Which lines fall between the line holding "Write a Python" and the line holding "n1 = list(range(10, -11, -1))", inclusive? Retype them exactly, without the pictures, and add nothing else.

######

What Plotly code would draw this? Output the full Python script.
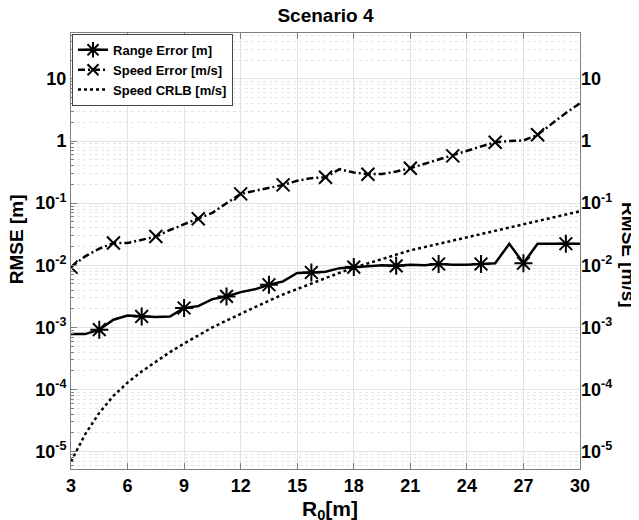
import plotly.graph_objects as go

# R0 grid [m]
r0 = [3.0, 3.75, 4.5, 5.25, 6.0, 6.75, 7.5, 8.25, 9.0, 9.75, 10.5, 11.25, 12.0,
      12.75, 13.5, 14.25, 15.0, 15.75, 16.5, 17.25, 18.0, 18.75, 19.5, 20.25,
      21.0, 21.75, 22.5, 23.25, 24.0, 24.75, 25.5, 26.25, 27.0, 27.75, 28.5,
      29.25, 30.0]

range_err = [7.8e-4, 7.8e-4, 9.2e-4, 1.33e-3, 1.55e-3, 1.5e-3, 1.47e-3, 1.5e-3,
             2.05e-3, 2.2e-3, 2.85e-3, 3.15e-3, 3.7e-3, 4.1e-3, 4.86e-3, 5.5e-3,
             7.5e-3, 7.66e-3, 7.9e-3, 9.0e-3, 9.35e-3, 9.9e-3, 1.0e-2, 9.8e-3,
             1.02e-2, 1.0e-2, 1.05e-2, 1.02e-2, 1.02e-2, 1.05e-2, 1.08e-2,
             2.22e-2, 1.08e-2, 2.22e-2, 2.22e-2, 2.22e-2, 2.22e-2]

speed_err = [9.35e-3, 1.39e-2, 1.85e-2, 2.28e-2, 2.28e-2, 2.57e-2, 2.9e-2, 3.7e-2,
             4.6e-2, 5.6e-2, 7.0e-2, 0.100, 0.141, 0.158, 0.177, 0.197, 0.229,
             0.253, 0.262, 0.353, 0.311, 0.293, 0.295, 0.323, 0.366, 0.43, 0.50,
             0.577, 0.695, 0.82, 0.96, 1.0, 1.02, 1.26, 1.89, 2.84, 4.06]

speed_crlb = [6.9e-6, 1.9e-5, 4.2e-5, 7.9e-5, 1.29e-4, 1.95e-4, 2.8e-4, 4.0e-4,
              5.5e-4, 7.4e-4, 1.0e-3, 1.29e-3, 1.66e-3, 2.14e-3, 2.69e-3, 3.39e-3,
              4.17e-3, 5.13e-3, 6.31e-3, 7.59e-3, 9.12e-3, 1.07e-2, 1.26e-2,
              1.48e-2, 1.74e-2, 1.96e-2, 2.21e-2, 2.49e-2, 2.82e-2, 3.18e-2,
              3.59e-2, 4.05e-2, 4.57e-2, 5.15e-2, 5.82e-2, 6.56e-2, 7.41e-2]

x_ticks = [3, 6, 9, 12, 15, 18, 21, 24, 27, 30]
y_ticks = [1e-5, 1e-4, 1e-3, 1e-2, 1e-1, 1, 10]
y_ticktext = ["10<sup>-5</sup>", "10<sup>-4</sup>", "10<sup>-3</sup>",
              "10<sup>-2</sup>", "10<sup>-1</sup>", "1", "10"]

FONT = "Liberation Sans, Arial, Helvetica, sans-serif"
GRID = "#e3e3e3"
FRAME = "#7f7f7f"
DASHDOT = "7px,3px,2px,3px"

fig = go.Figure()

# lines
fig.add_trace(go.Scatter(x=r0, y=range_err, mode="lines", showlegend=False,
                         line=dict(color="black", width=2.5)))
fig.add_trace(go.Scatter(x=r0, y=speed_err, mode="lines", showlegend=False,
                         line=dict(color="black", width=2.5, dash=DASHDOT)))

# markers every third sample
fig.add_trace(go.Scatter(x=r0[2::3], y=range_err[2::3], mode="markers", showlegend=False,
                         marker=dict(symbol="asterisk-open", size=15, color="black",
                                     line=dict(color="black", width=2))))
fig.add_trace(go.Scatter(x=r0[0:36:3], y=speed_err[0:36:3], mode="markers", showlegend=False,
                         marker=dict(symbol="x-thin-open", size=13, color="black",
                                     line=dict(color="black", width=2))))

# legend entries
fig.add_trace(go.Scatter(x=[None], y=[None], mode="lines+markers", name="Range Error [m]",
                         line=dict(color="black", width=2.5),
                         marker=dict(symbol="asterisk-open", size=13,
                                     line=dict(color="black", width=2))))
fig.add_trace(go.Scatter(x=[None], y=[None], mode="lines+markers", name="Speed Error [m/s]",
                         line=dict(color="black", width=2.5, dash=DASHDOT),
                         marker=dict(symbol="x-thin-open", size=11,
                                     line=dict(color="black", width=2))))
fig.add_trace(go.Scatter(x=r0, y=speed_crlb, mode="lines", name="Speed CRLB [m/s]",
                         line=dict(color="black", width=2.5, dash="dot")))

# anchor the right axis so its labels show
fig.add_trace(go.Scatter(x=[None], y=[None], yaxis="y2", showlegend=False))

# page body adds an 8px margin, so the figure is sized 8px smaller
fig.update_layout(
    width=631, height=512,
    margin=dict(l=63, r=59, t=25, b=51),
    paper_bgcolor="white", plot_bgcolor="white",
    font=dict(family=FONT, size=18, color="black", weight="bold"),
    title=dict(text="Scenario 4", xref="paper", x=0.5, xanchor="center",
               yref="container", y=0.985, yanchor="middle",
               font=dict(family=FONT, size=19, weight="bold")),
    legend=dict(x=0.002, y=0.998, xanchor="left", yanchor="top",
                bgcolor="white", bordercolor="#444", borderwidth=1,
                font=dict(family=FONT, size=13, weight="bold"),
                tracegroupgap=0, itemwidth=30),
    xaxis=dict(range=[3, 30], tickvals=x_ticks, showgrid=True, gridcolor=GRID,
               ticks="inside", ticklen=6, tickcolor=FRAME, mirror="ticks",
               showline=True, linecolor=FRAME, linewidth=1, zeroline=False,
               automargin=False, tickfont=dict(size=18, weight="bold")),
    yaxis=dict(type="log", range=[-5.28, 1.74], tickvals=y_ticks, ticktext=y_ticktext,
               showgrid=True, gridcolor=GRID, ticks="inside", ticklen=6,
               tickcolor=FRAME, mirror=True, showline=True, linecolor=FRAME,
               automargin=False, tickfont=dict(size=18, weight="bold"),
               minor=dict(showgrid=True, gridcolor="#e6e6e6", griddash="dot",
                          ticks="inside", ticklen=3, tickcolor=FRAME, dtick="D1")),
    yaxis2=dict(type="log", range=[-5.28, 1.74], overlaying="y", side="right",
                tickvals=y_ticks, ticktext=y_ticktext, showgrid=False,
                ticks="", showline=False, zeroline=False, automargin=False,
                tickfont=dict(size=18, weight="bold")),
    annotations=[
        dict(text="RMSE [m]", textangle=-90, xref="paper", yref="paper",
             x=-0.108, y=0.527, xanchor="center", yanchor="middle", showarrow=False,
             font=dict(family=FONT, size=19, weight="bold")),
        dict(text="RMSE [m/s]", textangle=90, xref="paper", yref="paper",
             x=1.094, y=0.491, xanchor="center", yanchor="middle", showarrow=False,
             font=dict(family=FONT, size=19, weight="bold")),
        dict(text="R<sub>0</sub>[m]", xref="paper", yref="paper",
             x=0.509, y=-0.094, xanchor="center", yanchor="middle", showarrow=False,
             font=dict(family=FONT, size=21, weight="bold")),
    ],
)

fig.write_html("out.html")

######

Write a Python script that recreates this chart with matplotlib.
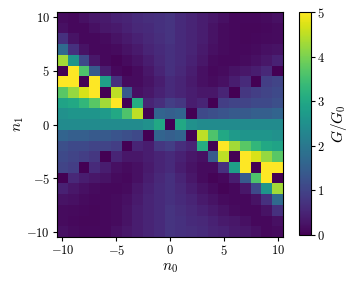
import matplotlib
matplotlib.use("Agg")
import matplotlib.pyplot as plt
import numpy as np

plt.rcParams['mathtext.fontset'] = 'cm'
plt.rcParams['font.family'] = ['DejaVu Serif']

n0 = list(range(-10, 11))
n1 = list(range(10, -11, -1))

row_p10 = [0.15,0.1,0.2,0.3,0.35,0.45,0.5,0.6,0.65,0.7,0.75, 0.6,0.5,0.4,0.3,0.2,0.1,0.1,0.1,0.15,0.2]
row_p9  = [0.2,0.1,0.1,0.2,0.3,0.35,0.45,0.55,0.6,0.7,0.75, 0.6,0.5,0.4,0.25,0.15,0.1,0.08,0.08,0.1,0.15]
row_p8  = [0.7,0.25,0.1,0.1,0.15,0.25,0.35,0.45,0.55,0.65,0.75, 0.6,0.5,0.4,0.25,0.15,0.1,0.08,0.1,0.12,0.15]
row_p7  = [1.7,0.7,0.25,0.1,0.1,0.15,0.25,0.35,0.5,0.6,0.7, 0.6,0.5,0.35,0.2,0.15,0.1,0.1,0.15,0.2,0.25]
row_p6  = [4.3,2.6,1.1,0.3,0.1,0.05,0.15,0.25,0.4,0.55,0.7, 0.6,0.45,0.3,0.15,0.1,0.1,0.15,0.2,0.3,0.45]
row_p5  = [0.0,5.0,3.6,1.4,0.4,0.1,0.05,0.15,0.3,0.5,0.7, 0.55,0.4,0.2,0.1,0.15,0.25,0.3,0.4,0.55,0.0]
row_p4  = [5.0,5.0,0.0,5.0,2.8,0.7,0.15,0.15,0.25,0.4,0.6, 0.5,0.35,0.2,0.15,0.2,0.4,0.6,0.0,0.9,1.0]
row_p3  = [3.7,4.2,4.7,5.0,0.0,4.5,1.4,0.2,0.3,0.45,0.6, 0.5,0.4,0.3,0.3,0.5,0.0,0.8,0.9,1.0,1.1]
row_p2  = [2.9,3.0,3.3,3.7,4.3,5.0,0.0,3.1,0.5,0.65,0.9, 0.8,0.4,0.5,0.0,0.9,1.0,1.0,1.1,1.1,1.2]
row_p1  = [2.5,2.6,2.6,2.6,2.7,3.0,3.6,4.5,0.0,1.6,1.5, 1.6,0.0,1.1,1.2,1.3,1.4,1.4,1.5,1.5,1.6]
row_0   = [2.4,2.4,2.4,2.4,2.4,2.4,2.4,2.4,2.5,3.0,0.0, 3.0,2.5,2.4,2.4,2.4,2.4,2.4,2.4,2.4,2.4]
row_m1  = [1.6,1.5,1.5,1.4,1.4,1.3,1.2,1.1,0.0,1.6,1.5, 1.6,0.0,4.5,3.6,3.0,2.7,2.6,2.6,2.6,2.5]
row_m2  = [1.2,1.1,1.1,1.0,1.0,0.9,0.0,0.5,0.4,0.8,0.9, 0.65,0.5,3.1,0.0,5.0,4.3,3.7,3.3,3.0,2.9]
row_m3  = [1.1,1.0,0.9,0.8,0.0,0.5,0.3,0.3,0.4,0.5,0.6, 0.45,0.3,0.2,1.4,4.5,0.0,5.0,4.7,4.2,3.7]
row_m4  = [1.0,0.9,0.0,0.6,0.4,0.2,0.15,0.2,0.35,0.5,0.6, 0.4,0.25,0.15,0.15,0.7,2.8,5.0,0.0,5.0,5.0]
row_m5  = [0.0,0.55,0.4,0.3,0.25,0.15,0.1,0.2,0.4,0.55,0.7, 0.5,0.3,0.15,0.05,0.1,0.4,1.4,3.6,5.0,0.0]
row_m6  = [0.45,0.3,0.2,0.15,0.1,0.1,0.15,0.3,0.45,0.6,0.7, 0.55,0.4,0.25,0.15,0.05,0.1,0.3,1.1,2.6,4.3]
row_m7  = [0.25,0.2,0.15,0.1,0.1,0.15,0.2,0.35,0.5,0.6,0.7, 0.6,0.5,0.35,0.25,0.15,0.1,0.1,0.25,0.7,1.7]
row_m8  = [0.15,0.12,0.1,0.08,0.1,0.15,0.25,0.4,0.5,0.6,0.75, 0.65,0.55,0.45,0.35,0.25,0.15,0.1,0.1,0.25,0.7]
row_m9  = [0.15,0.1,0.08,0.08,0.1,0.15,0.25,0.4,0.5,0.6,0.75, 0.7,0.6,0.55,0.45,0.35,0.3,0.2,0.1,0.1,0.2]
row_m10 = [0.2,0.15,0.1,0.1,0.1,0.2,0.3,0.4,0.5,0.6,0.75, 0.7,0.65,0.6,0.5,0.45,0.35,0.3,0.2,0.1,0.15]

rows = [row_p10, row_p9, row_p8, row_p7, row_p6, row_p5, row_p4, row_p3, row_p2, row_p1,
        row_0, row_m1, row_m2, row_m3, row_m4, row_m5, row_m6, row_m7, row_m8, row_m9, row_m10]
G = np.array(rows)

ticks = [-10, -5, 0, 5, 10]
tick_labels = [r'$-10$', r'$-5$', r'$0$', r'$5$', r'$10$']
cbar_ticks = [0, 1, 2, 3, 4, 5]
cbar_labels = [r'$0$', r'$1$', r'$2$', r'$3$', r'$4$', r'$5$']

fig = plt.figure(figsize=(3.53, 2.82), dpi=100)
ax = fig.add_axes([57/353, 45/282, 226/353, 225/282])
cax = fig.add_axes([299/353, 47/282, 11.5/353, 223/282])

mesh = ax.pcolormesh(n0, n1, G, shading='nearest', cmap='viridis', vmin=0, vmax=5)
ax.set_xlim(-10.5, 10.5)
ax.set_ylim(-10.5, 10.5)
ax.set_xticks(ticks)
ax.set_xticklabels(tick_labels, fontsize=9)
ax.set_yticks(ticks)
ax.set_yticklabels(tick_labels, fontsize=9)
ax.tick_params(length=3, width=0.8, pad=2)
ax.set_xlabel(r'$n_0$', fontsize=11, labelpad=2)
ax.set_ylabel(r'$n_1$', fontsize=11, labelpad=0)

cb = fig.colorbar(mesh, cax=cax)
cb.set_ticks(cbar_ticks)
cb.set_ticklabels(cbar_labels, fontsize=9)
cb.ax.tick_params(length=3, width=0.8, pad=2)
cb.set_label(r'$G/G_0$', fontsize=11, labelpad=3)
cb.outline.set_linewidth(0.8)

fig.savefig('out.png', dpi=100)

######

§ **The solution**:
Write a Python script that recreates this chart with matplotlib.
import matplotlib
matplotlib.use("Agg")
import matplotlib.pyplot as plt
import numpy as np

plt.rcParams['mathtext.fontset'] = 'cm'
plt.rcParams['font.family'] = ['DejaVu Serif']

n0 = list(range(-10, 11))
n1 = list(range(10, -11, -1))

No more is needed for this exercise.